▶ _WHAT YOU ARE ASKED TO DO_:
Quote the records exactly, starting at the first line and stopping after the line with "(sift) at (228,139)"; skip the pictures.

○ ○ ○ ○ ○ ○ ○

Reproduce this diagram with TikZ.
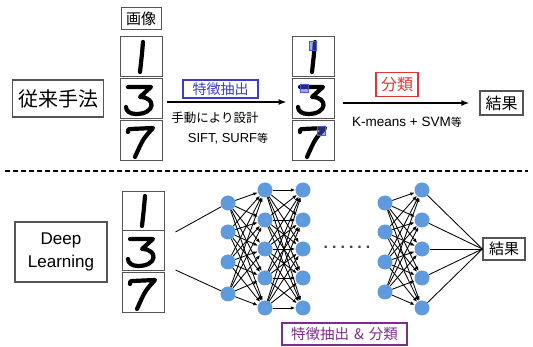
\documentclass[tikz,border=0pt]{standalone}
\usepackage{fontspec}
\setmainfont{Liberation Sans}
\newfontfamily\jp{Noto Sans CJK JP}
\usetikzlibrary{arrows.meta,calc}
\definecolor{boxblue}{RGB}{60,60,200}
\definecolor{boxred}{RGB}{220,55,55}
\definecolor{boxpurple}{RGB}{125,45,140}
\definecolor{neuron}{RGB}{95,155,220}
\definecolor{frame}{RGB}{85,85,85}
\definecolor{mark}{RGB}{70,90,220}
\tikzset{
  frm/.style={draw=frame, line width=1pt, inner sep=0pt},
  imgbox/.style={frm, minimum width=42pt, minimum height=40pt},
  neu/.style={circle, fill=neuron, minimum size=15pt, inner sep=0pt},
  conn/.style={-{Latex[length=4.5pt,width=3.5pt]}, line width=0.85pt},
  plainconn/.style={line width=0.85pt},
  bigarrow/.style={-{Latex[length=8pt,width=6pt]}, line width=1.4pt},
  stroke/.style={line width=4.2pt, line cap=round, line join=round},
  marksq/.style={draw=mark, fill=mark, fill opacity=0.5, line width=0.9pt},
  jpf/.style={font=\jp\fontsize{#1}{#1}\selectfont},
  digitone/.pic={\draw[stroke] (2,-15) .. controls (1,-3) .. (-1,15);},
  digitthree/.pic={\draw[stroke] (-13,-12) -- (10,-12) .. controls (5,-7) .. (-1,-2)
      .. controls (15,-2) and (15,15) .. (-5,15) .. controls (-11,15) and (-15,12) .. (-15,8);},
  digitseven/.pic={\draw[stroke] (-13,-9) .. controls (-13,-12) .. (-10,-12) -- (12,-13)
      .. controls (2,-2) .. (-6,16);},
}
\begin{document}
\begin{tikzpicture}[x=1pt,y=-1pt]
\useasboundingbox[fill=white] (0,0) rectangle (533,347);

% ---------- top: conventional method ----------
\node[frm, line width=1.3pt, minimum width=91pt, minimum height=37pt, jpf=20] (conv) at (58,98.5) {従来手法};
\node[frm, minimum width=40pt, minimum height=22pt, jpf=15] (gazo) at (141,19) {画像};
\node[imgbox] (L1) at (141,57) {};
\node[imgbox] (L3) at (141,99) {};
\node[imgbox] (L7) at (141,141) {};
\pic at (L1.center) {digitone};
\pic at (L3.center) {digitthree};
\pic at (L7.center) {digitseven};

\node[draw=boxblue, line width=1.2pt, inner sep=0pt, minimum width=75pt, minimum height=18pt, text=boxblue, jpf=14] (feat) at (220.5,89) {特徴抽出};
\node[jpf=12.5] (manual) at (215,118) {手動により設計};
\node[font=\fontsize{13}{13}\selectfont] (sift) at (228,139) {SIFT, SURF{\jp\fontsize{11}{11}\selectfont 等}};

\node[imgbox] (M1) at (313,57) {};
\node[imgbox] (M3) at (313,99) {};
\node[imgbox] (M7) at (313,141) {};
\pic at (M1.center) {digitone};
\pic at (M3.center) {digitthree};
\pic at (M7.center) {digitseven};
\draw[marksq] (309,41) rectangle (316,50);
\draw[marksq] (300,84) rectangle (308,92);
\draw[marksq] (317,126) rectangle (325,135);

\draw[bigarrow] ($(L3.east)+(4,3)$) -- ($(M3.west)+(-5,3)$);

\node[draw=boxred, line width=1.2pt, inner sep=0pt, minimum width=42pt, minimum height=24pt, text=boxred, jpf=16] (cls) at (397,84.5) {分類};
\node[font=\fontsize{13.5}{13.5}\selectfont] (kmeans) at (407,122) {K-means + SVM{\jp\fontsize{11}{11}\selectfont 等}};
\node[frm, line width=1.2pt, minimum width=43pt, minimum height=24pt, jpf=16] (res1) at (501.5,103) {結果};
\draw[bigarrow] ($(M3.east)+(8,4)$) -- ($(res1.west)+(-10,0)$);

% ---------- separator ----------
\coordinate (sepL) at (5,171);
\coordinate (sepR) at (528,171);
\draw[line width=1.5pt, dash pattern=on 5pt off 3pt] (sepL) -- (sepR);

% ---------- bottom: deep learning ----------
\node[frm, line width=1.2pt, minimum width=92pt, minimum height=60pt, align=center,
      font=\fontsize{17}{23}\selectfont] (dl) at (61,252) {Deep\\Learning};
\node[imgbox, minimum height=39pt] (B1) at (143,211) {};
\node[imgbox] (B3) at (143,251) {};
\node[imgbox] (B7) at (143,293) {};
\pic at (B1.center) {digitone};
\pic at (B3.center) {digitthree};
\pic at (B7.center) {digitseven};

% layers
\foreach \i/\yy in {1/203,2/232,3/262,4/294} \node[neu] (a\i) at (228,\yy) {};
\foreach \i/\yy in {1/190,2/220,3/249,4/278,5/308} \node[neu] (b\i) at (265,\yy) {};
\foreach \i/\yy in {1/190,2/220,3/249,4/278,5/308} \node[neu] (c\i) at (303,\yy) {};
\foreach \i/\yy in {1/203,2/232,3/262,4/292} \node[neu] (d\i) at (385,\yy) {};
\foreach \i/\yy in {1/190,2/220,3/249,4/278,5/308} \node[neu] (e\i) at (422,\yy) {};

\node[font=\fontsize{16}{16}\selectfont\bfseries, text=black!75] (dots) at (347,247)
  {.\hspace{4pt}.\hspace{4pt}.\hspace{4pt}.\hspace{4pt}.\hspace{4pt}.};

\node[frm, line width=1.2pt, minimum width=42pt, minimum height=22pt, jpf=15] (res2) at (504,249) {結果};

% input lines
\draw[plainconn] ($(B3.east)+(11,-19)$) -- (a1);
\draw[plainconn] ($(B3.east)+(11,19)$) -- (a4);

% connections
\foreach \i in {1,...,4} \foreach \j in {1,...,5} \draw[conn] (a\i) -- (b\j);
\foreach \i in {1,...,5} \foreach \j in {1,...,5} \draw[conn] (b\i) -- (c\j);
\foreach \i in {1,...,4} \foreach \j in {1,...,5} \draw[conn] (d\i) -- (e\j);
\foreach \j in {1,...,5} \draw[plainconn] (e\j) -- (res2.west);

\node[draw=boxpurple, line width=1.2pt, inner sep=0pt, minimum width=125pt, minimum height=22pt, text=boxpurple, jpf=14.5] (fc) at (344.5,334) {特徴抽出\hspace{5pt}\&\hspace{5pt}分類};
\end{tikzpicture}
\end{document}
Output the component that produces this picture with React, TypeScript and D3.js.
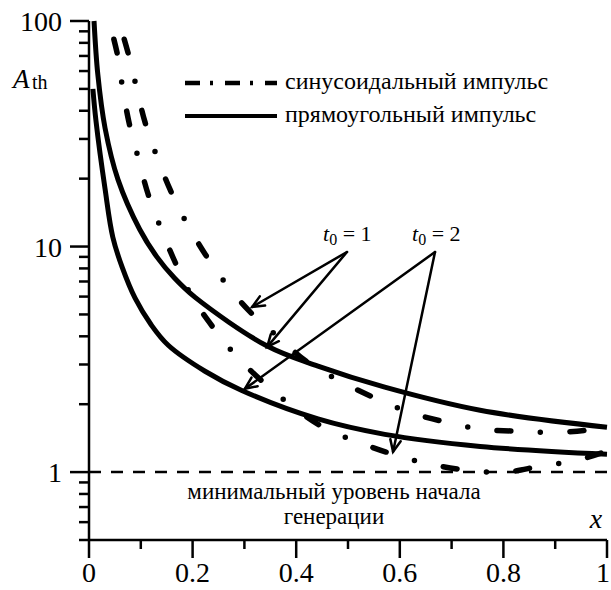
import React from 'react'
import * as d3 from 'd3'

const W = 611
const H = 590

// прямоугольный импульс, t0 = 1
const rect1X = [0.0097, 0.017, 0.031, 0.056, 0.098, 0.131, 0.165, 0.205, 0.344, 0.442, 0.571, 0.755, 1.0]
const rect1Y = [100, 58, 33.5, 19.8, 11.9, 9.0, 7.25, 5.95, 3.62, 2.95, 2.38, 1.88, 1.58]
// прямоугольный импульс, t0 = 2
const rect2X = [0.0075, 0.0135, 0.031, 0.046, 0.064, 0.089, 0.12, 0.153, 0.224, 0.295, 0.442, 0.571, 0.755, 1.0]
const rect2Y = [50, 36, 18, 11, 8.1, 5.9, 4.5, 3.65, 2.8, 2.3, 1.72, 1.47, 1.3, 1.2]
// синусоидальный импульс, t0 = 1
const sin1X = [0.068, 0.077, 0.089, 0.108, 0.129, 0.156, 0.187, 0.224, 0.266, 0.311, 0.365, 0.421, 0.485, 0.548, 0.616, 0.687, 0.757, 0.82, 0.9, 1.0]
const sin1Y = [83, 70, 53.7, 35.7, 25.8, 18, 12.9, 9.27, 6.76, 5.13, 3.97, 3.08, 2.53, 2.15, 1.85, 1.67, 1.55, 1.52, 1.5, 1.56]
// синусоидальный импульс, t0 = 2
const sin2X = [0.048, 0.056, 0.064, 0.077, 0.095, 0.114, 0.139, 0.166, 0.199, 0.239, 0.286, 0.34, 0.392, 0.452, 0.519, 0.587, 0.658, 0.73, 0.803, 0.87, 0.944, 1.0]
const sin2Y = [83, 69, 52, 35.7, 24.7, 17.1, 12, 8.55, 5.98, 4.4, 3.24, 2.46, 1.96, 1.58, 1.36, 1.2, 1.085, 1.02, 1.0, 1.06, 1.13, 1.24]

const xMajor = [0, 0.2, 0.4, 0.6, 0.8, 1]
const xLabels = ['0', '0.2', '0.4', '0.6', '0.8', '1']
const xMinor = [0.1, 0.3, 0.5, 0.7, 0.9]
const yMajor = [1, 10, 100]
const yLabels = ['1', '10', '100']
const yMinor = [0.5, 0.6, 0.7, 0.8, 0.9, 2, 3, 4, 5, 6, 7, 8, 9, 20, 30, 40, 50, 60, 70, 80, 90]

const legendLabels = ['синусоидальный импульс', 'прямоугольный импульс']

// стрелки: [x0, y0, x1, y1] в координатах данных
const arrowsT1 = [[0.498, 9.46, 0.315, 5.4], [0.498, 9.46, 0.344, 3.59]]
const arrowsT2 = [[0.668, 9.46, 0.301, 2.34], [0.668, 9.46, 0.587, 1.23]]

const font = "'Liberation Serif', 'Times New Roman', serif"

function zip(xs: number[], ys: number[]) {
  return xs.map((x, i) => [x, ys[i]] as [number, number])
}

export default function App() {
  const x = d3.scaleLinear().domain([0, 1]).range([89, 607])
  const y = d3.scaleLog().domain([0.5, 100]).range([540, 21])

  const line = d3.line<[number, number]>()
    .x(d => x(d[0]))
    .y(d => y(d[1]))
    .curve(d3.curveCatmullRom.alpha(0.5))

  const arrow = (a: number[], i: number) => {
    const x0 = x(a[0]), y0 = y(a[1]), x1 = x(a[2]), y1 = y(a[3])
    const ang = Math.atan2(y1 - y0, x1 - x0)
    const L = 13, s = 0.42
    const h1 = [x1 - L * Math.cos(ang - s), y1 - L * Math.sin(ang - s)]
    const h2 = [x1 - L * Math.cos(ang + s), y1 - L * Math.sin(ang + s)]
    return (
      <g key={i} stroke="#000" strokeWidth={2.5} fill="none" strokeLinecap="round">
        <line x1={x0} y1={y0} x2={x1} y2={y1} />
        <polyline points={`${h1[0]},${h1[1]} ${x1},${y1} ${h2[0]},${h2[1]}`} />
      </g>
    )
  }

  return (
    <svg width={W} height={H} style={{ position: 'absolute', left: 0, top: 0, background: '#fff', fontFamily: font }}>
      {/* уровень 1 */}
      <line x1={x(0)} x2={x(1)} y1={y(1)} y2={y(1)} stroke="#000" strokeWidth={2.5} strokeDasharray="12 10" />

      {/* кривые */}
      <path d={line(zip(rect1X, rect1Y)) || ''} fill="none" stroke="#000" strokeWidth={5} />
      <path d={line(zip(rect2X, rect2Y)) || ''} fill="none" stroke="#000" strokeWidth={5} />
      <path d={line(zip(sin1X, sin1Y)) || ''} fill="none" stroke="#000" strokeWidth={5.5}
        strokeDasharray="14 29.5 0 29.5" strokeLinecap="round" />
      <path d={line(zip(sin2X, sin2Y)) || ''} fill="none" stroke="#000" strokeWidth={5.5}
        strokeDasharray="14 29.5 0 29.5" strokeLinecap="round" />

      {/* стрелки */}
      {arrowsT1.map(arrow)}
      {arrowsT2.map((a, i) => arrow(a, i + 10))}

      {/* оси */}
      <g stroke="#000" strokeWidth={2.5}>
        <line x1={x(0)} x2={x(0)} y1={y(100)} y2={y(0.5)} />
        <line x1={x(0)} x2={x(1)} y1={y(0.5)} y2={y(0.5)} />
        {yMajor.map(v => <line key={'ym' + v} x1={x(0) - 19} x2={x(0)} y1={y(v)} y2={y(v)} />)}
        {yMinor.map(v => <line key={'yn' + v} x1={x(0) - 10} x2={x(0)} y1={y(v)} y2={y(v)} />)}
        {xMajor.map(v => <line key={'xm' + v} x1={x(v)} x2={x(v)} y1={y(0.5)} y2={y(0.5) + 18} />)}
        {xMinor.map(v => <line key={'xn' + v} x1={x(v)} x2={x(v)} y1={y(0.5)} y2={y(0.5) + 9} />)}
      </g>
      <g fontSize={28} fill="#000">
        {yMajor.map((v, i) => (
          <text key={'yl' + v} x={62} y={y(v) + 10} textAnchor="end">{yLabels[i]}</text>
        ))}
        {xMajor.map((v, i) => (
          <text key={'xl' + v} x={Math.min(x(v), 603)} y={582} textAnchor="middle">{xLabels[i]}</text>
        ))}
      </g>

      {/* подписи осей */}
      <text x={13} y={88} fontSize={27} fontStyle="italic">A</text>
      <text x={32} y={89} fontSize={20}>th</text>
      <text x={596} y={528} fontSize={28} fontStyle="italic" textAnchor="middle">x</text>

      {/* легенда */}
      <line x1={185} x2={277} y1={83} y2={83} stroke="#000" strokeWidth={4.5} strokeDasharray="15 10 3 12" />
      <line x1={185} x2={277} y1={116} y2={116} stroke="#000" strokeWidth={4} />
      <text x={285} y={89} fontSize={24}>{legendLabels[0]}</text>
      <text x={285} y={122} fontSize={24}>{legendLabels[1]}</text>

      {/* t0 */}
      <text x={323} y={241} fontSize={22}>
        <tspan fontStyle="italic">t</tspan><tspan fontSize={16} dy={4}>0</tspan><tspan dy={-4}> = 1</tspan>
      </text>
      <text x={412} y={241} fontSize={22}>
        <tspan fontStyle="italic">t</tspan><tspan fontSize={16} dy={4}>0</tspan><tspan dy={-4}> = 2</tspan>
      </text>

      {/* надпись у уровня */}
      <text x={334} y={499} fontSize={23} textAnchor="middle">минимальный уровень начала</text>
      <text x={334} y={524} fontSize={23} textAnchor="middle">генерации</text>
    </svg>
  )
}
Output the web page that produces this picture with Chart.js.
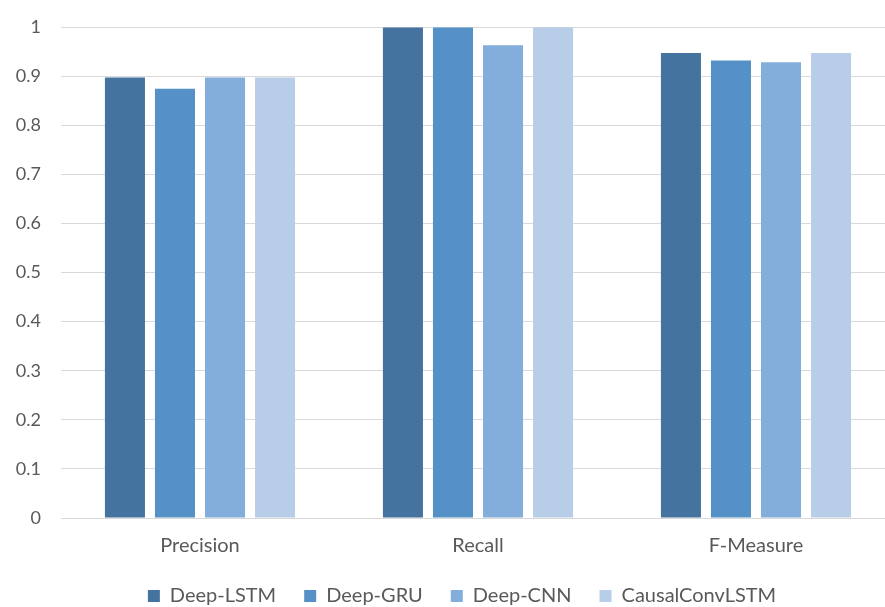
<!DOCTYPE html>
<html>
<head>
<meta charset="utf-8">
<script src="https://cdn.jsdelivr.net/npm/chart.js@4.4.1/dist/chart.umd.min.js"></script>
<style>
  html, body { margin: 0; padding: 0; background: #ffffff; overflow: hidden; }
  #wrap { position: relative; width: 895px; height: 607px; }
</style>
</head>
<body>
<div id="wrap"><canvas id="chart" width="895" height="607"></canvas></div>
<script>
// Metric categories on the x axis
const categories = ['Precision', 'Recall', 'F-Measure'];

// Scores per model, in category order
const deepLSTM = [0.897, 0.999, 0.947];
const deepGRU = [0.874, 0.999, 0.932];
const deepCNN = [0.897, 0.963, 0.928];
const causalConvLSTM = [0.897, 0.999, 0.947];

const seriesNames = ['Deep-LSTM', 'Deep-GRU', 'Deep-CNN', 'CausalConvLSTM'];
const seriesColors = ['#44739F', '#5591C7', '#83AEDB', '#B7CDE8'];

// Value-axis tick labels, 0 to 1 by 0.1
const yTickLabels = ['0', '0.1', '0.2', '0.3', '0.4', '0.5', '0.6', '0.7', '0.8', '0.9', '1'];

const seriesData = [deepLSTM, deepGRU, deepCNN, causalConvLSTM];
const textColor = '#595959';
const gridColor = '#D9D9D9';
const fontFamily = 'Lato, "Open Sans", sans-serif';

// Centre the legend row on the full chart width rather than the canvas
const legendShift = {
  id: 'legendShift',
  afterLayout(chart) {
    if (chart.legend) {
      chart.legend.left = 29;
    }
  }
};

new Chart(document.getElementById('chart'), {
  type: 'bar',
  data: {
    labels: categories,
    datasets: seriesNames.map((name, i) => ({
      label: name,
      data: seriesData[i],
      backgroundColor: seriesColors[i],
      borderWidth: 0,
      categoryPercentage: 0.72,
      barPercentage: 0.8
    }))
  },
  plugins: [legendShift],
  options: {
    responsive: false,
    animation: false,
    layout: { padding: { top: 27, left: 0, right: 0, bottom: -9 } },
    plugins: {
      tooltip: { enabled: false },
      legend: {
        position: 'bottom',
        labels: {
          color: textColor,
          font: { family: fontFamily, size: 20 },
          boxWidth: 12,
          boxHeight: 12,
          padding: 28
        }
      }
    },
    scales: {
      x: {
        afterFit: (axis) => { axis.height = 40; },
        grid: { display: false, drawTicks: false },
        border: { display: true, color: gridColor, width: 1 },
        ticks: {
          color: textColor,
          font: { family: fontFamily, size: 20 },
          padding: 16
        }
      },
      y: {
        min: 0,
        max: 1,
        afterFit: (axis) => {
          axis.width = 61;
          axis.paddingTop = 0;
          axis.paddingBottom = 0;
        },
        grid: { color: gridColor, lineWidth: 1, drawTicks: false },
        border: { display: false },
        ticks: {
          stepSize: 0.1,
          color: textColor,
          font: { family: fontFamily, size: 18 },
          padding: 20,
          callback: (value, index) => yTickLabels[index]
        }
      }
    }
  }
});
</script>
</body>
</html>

○ ○ ○ ○ ○ ○ ○

▶ _TASK SOLUTION_:
Reproduce this diagram with TikZ.
\documentclass[tikz,border=0pt]{standalone}
\usepackage{fontspec}
\setmainfont{Liberation Sans}
\newfontfamily\jp{Noto Sans CJK JP}
\usetikzlibrary{arrows.meta,calc}
\definecolor{boxblue}{RGB}{60,60,200}
\definecolor{boxred}{RGB}{220,55,55}
\definecolor{boxpurple}{RGB}{125,45,140}
\definecolor{neuron}{RGB}{95,155,220}
\definecolor{frame}{RGB}{85,85,85}
\definecolor{mark}{RGB}{70,90,220}
\tikzset{
  frm/.style={draw=frame, line width=1pt, inner sep=0pt},
  imgbox/.style={frm, minimum width=42pt, minimum height=40pt},
  neu/.style={circle, fill=neuron, minimum size=15pt, inner sep=0pt},
  conn/.style={-{Latex[length=4.5pt,width=3.5pt]}, line width=0.85pt},
  plainconn/.style={line width=0.85pt},
  bigarrow/.style={-{Latex[length=8pt,width=6pt]}, line width=1.4pt},
  stroke/.style={line width=4.2pt, line cap=round, line join=round},
  marksq/.style={draw=mark, fill=mark, fill opacity=0.5, line width=0.9pt},
  jpf/.style={font=\jp\fontsize{#1}{#1}\selectfont},
  digitone/.pic={\draw[stroke] (2,-15) .. controls (1,-3) .. (-1,15);},
  digitthree/.pic={\draw[stroke] (-13,-12) -- (10,-12) .. controls (5,-7) .. (-1,-2)
      .. controls (15,-2) and (15,15) .. (-5,15) .. controls (-11,15) and (-15,12) .. (-15,8);},
  digitseven/.pic={\draw[stroke] (-13,-9) .. controls (-13,-12) .. (-10,-12) -- (12,-13)
      .. controls (2,-2) .. (-6,16);},
}
\begin{document}
\begin{tikzpicture}[x=1pt,y=-1pt]
\useasboundingbox[fill=white] (0,0) rectangle (533,347);

% ---------- top: conventional method ----------
\node[frm, line width=1.3pt, minimum width=91pt, minimum height=37pt, jpf=20] (conv) at (58,98.5) {従来手法};
\node[frm, minimum width=40pt, minimum height=22pt, jpf=15] (gazo) at (141,19) {画像};
\node[imgbox] (L1) at (141,57) {};
\node[imgbox] (L3) at (141,99) {};
\node[imgbox] (L7) at (141,141) {};
\pic at (L1.center) {digitone};
\pic at (L3.center) {digitthree};
\pic at (L7.center) {digitseven};

\node[draw=boxblue, line width=1.2pt, inner sep=0pt, minimum width=75pt, minimum height=18pt, text=boxblue, jpf=14] (feat) at (220.5,89) {特徴抽出};
\node[jpf=12.5] (manual) at (215,118) {手動により設計};
\node[font=\fontsize{13}{13}\selectfont] (sift) at (228,139) {SIFT, SURF{\jp\fontsize{11}{11}\selectfont 等}};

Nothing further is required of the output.